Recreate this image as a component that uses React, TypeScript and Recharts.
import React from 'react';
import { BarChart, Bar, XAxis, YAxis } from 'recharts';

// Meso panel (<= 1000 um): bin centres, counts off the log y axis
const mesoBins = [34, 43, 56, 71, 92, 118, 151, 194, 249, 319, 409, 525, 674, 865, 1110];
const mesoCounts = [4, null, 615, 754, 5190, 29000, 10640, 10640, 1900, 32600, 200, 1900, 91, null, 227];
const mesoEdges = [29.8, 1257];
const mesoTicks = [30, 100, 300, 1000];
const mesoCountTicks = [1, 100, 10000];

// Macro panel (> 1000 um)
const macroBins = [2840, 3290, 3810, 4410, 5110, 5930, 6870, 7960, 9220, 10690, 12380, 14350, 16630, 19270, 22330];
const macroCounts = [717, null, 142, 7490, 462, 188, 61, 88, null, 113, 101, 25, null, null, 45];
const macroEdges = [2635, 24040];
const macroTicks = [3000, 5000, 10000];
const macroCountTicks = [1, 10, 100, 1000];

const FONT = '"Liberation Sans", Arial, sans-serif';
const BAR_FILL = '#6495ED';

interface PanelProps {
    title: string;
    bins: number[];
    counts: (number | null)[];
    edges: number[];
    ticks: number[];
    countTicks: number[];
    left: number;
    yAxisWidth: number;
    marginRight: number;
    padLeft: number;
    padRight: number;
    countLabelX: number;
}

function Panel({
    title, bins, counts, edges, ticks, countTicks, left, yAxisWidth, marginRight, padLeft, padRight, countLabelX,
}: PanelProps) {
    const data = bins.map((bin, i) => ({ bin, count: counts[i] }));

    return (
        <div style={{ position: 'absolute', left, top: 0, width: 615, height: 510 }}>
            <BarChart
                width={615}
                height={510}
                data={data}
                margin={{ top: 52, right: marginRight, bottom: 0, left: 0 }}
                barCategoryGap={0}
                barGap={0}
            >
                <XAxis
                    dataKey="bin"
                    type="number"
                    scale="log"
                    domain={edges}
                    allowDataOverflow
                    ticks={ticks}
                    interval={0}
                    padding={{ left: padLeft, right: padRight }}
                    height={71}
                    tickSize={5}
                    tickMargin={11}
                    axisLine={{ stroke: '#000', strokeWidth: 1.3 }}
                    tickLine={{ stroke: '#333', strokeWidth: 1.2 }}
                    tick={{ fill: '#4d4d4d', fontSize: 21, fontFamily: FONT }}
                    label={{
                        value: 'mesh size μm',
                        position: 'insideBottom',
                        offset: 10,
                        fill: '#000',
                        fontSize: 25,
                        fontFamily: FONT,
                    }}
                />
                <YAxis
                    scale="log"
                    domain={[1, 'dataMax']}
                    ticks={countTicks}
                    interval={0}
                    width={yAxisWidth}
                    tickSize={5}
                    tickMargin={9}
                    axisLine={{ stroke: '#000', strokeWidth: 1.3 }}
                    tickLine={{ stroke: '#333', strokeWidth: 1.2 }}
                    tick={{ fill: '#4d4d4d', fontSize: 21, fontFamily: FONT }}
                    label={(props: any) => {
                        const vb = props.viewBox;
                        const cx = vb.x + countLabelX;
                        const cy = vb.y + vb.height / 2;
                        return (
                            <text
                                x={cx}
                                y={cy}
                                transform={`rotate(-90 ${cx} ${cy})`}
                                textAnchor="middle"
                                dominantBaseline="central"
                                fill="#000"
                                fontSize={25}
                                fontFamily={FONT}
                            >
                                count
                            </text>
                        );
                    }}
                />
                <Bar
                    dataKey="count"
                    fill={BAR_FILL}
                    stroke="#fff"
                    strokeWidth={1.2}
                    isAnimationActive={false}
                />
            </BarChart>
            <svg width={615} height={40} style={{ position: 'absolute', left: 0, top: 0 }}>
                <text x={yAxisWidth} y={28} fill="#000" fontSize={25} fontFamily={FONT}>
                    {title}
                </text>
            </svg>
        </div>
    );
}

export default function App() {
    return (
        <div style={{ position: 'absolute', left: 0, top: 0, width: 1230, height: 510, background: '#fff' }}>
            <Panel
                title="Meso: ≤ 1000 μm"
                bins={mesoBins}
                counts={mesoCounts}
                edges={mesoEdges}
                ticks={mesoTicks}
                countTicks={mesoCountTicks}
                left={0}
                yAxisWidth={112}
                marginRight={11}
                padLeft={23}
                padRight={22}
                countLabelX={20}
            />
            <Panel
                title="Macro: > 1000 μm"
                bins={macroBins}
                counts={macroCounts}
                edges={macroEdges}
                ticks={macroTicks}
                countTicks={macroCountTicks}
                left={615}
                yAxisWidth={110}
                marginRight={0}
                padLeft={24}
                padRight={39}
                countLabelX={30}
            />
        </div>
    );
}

TASK TO CARRY OUT
Restate, word for word and with nothing added, the lines from the first line of the listing through the one where "Bar, XAxis, YAxis" stands.

OUTPUT
Recreate this image as a component that uses React, TypeScript and Recharts.
import React from 'react';
import { BarChart, Bar, XAxis, YAxis } from 'recharts';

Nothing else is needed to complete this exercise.